Islamic art was overlooked until recently, he feels, by the very countries that produced it. "People appreciate art of any kind - Renaissance, Impressionism, Modernism - when they were exposed to it. But this effort was not taken up by a lot of Muslim countries, they never tried all out to educate their masses in their own culture. Most of the books on the subject, and most of the scholars are not of Muslim origin. A simple example is me: I'm Jewish. But I consider the Muslims my cousins, I don't draw a line between myself and them at all.

"This is the attitude that should be taken by the Muslims towards other nations too - because at the end of the day Islam is one of the most harmonious religions in the world." One of Khalili's many charitable and educational initiatives is the Maimonides Foundation Trust - of which he is co-founder and chairman - which promotes peace and understanding between Muslims and Jews.

But what is the point in bringing together such staggering quantities of art? "Islamic art - or for that matter any art - is like a huge, beautiful picture made out of different pieces, like a jigsaw. You only appreciate the picture when all the pieces of the puzzle are put in place.

"Our collection presents the totality of Islamic art, the way it should be presented, from China to North Africa. I didn't want to collect only things that were made for kings and queens because that's the wrong way to present any culture. You have to represent the objects that were used in everyday life, in ordinary homes.

"I'm delighted to have every single object that we have, because every one of them is part of that picture. I know each one of them - where I bought it, whom I bought it from, how much I paid for it. That is why I was able to put together what I have put together.
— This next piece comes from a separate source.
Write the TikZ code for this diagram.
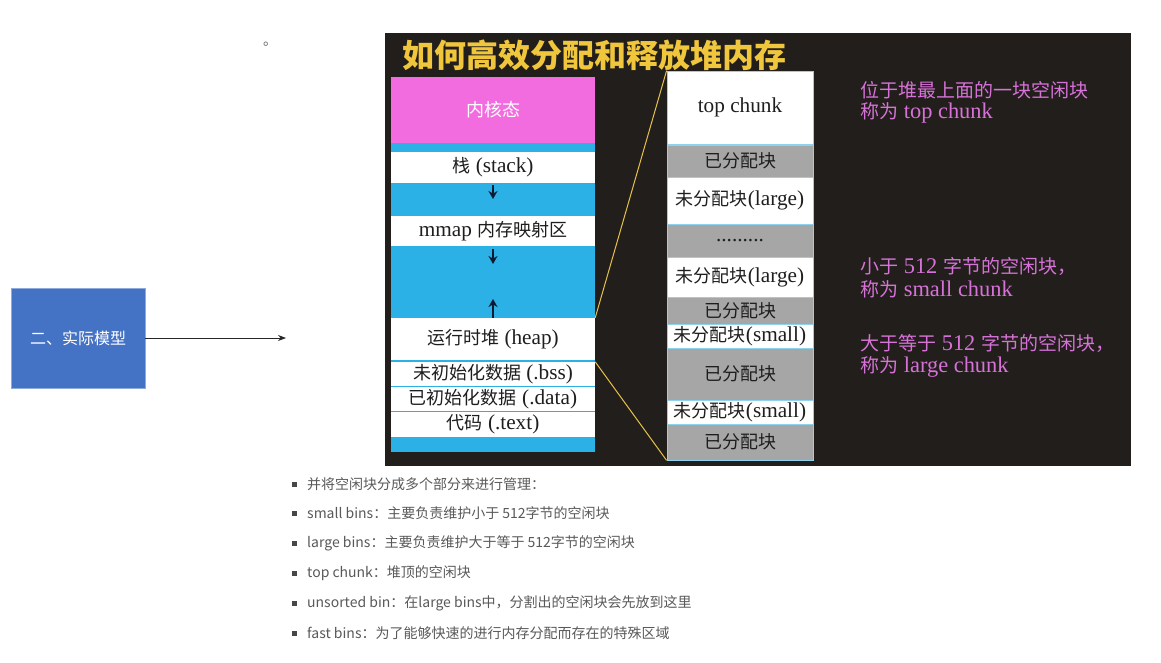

If somebody walked in with something, I always immediately knew whether I had a space for it, or whether I have a similar one, or a better one. Often I have made the decision whether to buy or not in less than 50 seconds."

The value of the whole lot is incalculable - certainly more than £100m, but any such estimate would be arbitrary, and, as he says himself, "Finally, money is just paper. My loyalty is to the objects; to be hnoest, I really don't care about the financial side of it too much. People forget that whenever you are faced with a masterpiece, the day you pay for it it may be a bit expensive, but if you wait one month, two months, six months, then it becomes terribly cheap." In recent years, however, his buying - which sometimes ran at up to 20 pieces a week - has slackened, and he is devoting more of his attention to publishing the catalogues of his collection, which will run to a projected 40 luxurious and meticulously scholarly volumes.

Establishing a collection, he explains, is something that should be done in orderly stages. First you buy the objects, then conserve them. Next you research them, and publish the results - as he is now doing - and lend to exhibitions, such as the one at the Hermitage Rooms. Finally, the collection needs a permanent home. And for some time now, he has been thinking about that. Geneva has been considered, and finally turned down.

At present, he tells me, "I don't think - nor for that matter do any of my trustees [the collection is owned by the Khalili Family Trust] - that there is any question of it going anywhere else except this country. This is my adopted home. I'm British. I'm extremely proud to be British, I'm proud of the system in this country. My wife is British, my children were born here. I want to repay some of the privileges I've been given. But I can't say anything about the timing."

London has let slip many a great collection - the Gulbenkian, for example, and the Thyssen - but it sounds as if the Khalili Collection won't be one of them. On the way out, he points to his latest purchase, which has just arrived. It is a small, charming 18th-century Persian painting - much the sort of thing he started off by buying all those years ago. And it is obvious that, like every other object he owns, he loves it.